The Mets initially rushed Gomez to the majors after he hit well -- but didn't dominate -- the high minors, but could have easily stuck him back a level after a poor 2007 had they not traded him. Instead, the Twins got a hold of him, and gave him 614 plate appearances in the bigs, never once giving him a minor-league at-bat despite the obviousness of his unfinished state. They cut into his playing time in 2008, playing him in 137 games but giving him just 349 plate appearances, rather than simply sending him down to refine his game at the still acceptable age of 23.
That was it for Gomez in Minnesota, as he was sent packing to the Brewers for J.J. Hardy. The Brewers also didn't bother with Gomez in the minors, though, and played him part-time for two years. However, in year two, the 25-year-old Gomez finally started to show signs of life at the plate. He only hit .225 (and with an abysmal .276 on-base percentage), but he started to hit for power.
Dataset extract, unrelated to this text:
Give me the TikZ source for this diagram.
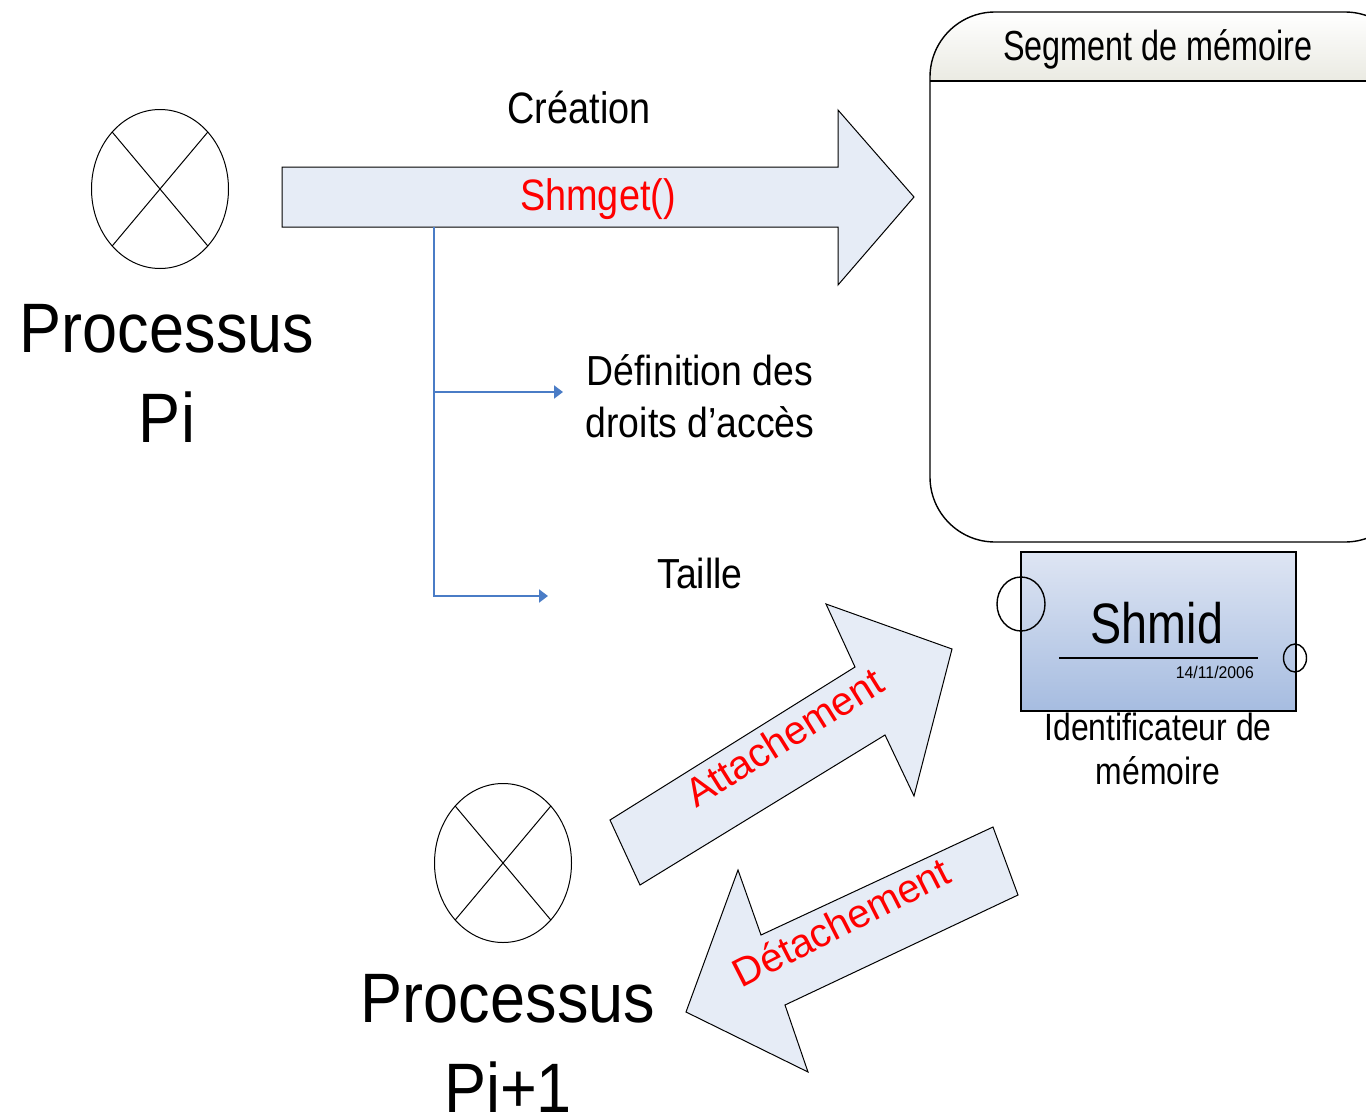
\documentclass[tikz,border=0pt]{standalone}
\usepackage{fontspec}
\setmainfont{Liberation Sans}
\usetikzlibrary{arrows.meta,shapes.geometric}

\definecolor{arrowfill}{RGB}{230,236,246}
\definecolor{linkblue}{RGB}{74,124,198}
\definecolor{idtop}{RGB}{222,229,243}
\definecolor{idbot}{RGB}{166,188,224}
\definecolor{headbot}{RGB}{234,234,226}
\definecolor{callred}{RGB}{255,0,0}

\begin{document}
\begin{tikzpicture}[x=1pt,y=-1pt,
  outline/.style={draw=black,line width=1.4pt},
  bigarrow/.style={draw=black,line width=1pt,fill=arrowfill,line join=miter},
  proc/.style={draw=black,line width=1pt,ellipse,minimum width=137pt,minimum height=159pt,inner sep=0pt},
  cross/.style={draw=black,line width=1pt},
  port/.style={draw=black,line width=1.4pt,ellipse,inner sep=0pt},
  link/.style={draw=linkblue,line width=2pt,-{Triangle[length=9pt,width=13pt]}},
  proclabel/.style={align=center,xscale=0.9,font=\fontsize{70}{90}\selectfont},
  plain/.style={align=center,inner sep=0pt},
  call/.style={text=callred,inner sep=0pt}
]
\useasboundingbox (0,0) rectangle (1366,1119);
\begin{scope}
\clip (0,0) rectangle (1366,1119);

% memory segment: rounded box with a shaded title band
\fill[white,rounded corners=65pt] (930,12) rectangle (1410,542);
\begin{scope}
  \clip[rounded corners=65pt] (930,12) rectangle (1410,542);
  \shade[top color=white,bottom color=headbot] (930,12) rectangle (1410,81);
\end{scope}
\draw[outline,rounded corners=65pt] (930,12) rectangle (1410,542);
\draw[outline] (930,81) -- (1410,81);
\node[plain,anchor=base,xscale=0.77,font=\fontsize{42}{48}\selectfont] (seg) at (1158,60) {Segment de mémoire};

% identifier label sits partly under the identifier box
\node[plain,anchor=base,xscale=0.84,font=\fontsize{38}{44}\selectfont] (idlabel) at (1158,784) {Identificateur de\\mémoire};

% identifier box
\node[outline,top color=idtop,bottom color=idbot,minimum width=275pt,minimum height=159pt,inner sep=0pt] (idbox) at (1158.5,631.5) {};
\node[plain,anchor=base,xscale=0.82,font=\fontsize{57}{66}\selectfont] (shmid) at (1157,643) {Shmid};
\draw[line width=1.4pt] (1059,658) -- (1258,658);
\node[plain,anchor=base east,xscale=0.93,font=\fontsize{17}{20}\selectfont] (date) at (1254,678) {14/11/2006};
\node[port,minimum width=48pt,minimum height=54pt] (portL) at (1021,604) {};
\node[port,minimum width=23pt,minimum height=28pt] (portR) at (1295,658) {};

% process Pi
\node[proc] (pi) at (160,189) {};
\draw[cross] (pi.130) -- (pi.310);
\draw[cross] (pi.50) -- (pi.230);
\node[proclabel,anchor=base] (pilabel) at (167,442) {Processus\\Pi};

% process Pi+1
\node[proc] (pj) at (503,863) {};
\draw[cross] (pj.130) -- (pj.310);
\draw[cross] (pj.50) -- (pj.230);
\node[proclabel,anchor=base] (pjlabel) at (508,1112) {Processus\\Pi+1};

% creation arrow
\draw[bigarrow] (282,167) -- (838,167) -- (838,110) -- (914,197) -- (838,285) -- (838,227) -- (282,227) -- cycle;
\node[plain,anchor=base,xscale=0.86,font=\fontsize{44}{50}\selectfont] (creation) at (579,123) {Création};
\node[call,anchor=base,xscale=0.86,font=\fontsize{44}{50}\selectfont] (shmget) at (598,210) {Shmget()};

% branches of the creation call
\coordinate (fork) at (434,227);
\coordinate (toDroits) at (563,392);
\coordinate (toTaille) at (548,596);
\draw[link] (fork) |- (toTaille);
\draw[link] (fork |- toDroits) -- (toDroits);
\node[plain,anchor=base,xscale=0.89,font=\fontsize{42}{52}\selectfont] (droits) at (700,437) {Définition des\\droits d’accès};
\node[plain,anchor=base,xscale=0.89,font=\fontsize{42}{52}\selectfont] (taille) at (700,588) {Taille};

% attach and detach arrows
\draw[bigarrow] (610,820) -- (640,885) -- (885,735) -- (914,796) -- (952,649) -- (826,604) -- (855,667) -- cycle;
\node[call,rotate=32,font=\fontsize{40}{46}\selectfont] (attach) at (784,737) {Attachement};
\draw[bigarrow] (993,827) -- (1018,895) -- (785,1005) -- (808,1072) -- (686,1012) -- (738,870) -- (761,935) -- cycle;
\node[call,rotate=27,font=\fontsize{40}{46}\selectfont] (detach) at (841,922) {Détachement};
\end{scope}
\end{tikzpicture}
\end{document}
He set a new career-high for homers with eight despite just 258 plate appearances, had 22 extra-base hits overall, and supplemented that with 16 steals in 18 attempts and positive baserunning value overall. The .178 ISO wasn't ridiculous, but it was a huge jump from Gomez's career averages to that point. In 2012, he would turn it from a one-year occurrence into the start of a potential trend.
Gomez hit .260/.305/.463 last season, setting another career-high in homers (19), extra-base hits (42), ISO (.203), and, to top it off, steals and baserunning runs as well. He had his faults, as you could surely pick out by looking at his on-base percentage, but combine the power, baserunning, and his well above-average defensive ability in center together, and you have yourself a player that can be expected to produce at at least an average level in the majors. That might not seem like much, but remember what Gomez looked like just a few years back: the change in value is significant, as he now actually looks like a capable major-league outfielder.
Gomez's power seems legitimate enough, too. The average distance of his homers increased to over 400 feet, according to Hit Tracker, and thanks to his improved bat speed, the ball flew off of the bat at a career-best velocity as well. While Miller Park is certainly homer friendly, just a few of his 19 bombs would have exited fewer than two-thirds of the league's stadiums. It took awhile, but Gomez can hit the ball far when he manages to make contact.
So, the Brewers found themselves with a center fielder who can run the bases in a productive way, who can handle center field more than adequately defensively, and who just might be an average hitter at the plate now thanks to power that took awhile to develop, but seems to be real. They bought out his first three years of free agency -- his age-28, 29, and 30 seasons -- and only spent $24 million to do so. Had he produced another campaign like his 2012, there is a chance Gomez could have signed somewhere else as a free agent for more. He might only be B.J. Upton lite, but the real Upton pulled in five years and $75 million from a club not known for spending.
Locking up a capable player to a reasonable contract for four years through what should be his prime seasons is an easy decision to make. There is risk that Gomez's power takes a step back, or that his defense slips just enough, but at the price the Brewers are paying, this deal is more than worth those potential pitfalls.